The largest animal ever to exist, the blue whale, has its enormous size because it floats in water. In outer space at zero-G there should be relaxed restrictions on the aperture and collection area of telescopes. Unfortunately, NASA has struggled for decades to launch a space telescope that enjoys even a fraction of the size of large ground telescopes.
In addition to this shortfall in size, all astronomical telescopes report high resolution spectrograms for only a tiny percentage of all of objects in their fields-of-view, and fields-of-view themselves are always extremely narrow given the very nature of magnification. Moreover, as telescopes grow in size, their secondary optics protrude further from the primary mirror, leading to complicated structures.
By altering the very premise upon which all prior telescopes rely, The High Étendue Multiple Object Spectrographic Telescope (THE MOST) overcomes all of these problems: aperture, collection area, field-of-view, spectrographic performance, and compact size. Startling, THE MOST does it at lowered cost We proved in our NIAC Phase I we proved that THE MOST could record a high resolution spectrum for every object in a field-of-view that also happens to be 100 times greater than any prior astronomical telescope.
We point to Isaac Newton to make our case. At the same time that he used a primary objective spherical mirror to build astronomical his telescope, in his equally famous Double Prism Experiment, which Newton called his Crucial Experiment, Newton showed that if the light from a primary disperser passed through a tiny hole to a second disperser he saw a single color.
Newton used prisms as dispersers. We designed a flat compact telescope system where the primary objective is a modern day disperser, a diffraction grating. We have shown that spectra can be forced to appear near the grating plane itself, at what is called a “grazing angle.” After collection by a small mirror at this “grazing” angle, starlight is focused onto a slit and then, just like Newton’s experiment, dispersed again. The resulting image shows each object collected over an arc covering the entire sky appearing at a unique wavelength.. Astronomers call the wide arc a high “étendue” or “extension,” hence the name, “The High Étendue Multiple Object Spectrographic Telescope.”

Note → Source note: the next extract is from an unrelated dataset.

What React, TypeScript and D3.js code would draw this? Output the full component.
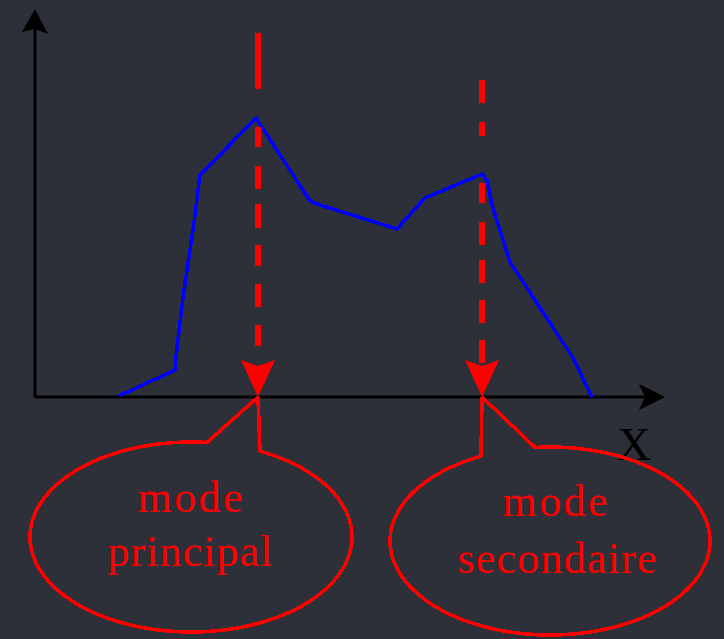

THE MOST is particularly applicable to NASA, because the primary objective is a flat membrane surface with a minimal mass ideally suited for space deployment. Moreover, the membrane turns out to be highly tolerant of surface errors compared to mirrors. The delivery package is stored as a cylindrical roll which can withstand the shock of launch. On delivery, the primary and a secondary disperser can be installed on a 3D printed trusswork such as being developed by NIAC Fellow Rob Hoyt, a consultant in our proposal who has been tapped by DARPA to make such structures in earth orbit.
In our Phase II project we will build a laboratory model of THE MOST and a tightly controlled simulation of the sky to test it for efficiency (throughput), spatial resolution, spectral resolution, figure tolerance, and field-of-view. We have assembled a team of experienced astronomers and holographers to participate in the creation of the diffraction optics. We have created a laboratory facility for this work at Rensselaer Polytechnic Institute that has requisite components. The P.I. is unique in his background coming from the world of fine art where his films can be found in the collection of the Museum of Modern Art and exhibited widely in museums such as the Whitney where he was named one of the 300 most influential American artists of the twentieth century. That said, he has also also served in optical engineering as a P.I. in two Phase II NSF projects and has now been made a Phase I Fellow of NIAC for this: the first entirely new optical telescope in over three centuries.